■ EXERCISE BRIEF ■
Your answer should be a single number: how many lines in the data below hold the string "matplotlib".

■ MATERIAL ■
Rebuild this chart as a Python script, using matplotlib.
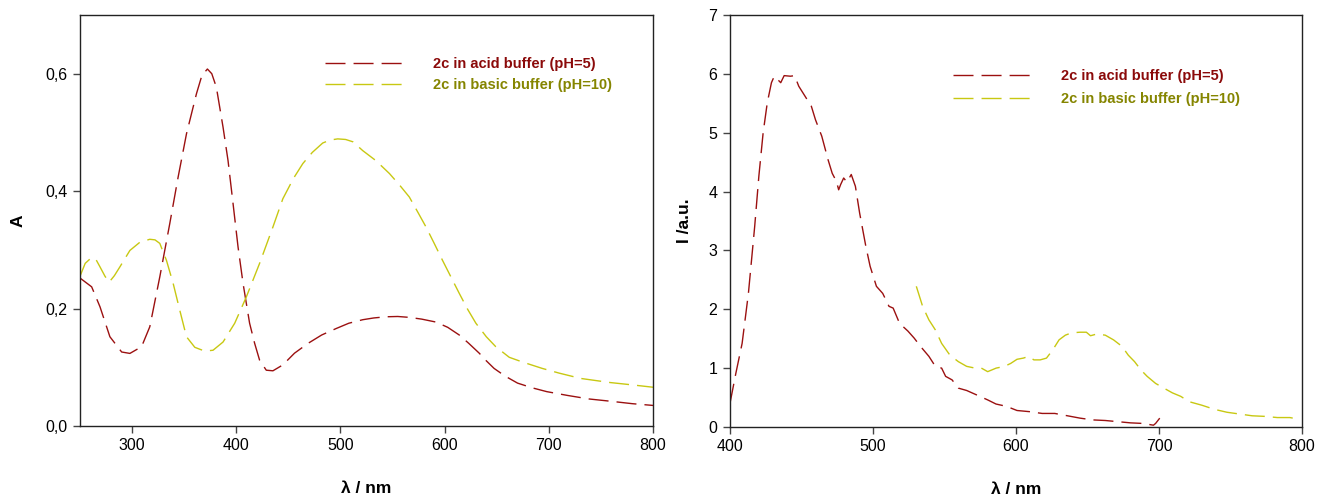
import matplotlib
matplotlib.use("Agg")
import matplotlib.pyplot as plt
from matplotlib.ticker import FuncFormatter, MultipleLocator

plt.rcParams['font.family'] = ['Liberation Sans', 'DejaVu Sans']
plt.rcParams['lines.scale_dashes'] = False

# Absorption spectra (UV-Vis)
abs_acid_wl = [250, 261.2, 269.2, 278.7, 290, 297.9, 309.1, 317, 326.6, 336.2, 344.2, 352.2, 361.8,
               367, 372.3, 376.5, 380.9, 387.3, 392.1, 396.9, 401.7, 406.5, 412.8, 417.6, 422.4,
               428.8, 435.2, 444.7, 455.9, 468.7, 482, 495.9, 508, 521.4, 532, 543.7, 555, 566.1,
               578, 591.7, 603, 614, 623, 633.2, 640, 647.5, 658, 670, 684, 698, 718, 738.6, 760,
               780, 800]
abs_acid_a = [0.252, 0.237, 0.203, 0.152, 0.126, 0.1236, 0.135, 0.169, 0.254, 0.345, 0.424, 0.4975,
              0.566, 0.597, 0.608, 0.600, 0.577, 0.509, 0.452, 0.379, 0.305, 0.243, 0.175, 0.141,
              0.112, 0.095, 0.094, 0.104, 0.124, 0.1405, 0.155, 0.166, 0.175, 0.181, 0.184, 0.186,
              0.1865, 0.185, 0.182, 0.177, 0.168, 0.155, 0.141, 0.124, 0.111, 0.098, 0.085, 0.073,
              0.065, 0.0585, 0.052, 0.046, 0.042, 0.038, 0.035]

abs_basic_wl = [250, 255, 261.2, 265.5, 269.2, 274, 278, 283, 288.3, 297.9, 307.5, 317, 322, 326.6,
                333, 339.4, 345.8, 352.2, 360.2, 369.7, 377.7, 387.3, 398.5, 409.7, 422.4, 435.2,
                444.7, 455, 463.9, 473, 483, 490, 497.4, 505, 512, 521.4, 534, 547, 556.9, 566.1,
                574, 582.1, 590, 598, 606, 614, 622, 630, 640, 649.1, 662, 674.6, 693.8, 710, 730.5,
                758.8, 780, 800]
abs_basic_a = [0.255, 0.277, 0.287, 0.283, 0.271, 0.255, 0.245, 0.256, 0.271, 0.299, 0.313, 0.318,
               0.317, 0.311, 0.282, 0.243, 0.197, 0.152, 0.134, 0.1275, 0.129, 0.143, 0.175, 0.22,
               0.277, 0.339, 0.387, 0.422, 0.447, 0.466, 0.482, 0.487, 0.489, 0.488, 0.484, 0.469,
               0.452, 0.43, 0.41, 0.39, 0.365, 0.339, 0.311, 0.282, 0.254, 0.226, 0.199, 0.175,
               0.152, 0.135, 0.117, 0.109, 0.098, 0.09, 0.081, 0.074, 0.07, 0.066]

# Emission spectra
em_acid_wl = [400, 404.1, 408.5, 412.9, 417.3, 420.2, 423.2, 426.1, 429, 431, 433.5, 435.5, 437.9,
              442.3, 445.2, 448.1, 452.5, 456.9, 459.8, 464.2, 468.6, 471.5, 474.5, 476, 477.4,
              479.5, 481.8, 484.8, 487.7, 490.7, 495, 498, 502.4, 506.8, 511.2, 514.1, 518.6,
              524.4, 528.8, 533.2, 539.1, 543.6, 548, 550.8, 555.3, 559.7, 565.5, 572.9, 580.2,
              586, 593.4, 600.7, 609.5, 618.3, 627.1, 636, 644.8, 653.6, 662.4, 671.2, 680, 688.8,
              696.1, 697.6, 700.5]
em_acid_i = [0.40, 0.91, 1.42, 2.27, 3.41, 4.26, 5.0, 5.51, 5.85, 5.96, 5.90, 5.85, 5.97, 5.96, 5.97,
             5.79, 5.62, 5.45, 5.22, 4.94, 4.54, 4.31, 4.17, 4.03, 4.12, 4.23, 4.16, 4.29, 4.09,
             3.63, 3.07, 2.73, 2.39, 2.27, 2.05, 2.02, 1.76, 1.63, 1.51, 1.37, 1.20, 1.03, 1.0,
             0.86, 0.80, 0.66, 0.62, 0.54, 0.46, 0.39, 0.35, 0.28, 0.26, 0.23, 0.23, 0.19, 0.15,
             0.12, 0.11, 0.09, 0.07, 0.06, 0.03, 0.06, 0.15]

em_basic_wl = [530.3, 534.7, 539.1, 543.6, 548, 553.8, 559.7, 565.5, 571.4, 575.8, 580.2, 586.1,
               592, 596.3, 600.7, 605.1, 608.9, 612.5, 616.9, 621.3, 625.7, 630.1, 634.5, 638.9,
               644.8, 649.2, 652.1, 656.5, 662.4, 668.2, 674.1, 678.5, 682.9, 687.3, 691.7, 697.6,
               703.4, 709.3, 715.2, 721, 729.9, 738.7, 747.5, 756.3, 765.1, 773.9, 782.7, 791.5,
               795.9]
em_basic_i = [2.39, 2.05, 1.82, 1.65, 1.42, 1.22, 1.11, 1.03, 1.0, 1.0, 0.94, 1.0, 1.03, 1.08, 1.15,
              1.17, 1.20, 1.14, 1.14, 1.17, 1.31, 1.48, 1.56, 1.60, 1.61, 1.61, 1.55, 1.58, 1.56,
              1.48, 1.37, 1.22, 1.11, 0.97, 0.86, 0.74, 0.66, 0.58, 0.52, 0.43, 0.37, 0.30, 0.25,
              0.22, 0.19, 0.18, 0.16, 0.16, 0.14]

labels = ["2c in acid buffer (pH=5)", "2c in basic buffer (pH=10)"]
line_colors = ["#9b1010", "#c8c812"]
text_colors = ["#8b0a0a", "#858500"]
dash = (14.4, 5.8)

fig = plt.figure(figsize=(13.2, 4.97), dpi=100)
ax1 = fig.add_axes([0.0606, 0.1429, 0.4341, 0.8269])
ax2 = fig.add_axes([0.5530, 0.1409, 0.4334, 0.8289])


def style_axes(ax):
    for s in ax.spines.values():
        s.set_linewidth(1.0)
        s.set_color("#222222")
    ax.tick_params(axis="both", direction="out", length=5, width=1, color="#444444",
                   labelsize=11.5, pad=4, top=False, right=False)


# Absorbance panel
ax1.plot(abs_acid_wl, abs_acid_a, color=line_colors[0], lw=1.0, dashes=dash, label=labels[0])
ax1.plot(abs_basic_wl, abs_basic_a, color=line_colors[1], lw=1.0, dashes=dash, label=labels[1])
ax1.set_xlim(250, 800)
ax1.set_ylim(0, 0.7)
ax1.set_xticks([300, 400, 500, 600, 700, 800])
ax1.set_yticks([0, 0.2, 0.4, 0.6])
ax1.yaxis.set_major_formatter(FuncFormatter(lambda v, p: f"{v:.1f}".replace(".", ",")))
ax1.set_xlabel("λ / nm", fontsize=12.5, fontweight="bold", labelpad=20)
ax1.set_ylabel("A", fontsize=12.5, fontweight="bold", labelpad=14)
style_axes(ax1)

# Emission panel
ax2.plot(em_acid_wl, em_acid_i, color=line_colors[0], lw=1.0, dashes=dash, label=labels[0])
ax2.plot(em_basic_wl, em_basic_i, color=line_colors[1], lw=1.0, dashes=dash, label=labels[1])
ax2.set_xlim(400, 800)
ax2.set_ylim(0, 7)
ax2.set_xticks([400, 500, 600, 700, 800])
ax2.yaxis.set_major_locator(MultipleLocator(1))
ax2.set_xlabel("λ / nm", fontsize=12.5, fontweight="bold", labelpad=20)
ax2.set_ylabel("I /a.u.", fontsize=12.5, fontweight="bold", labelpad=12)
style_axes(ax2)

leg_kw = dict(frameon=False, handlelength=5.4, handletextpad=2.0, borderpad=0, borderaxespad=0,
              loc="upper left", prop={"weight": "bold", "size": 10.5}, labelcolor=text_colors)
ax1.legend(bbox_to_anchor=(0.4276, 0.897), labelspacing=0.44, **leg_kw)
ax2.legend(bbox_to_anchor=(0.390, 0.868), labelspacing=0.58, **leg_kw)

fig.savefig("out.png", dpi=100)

■ TASK RESPONSE ■
5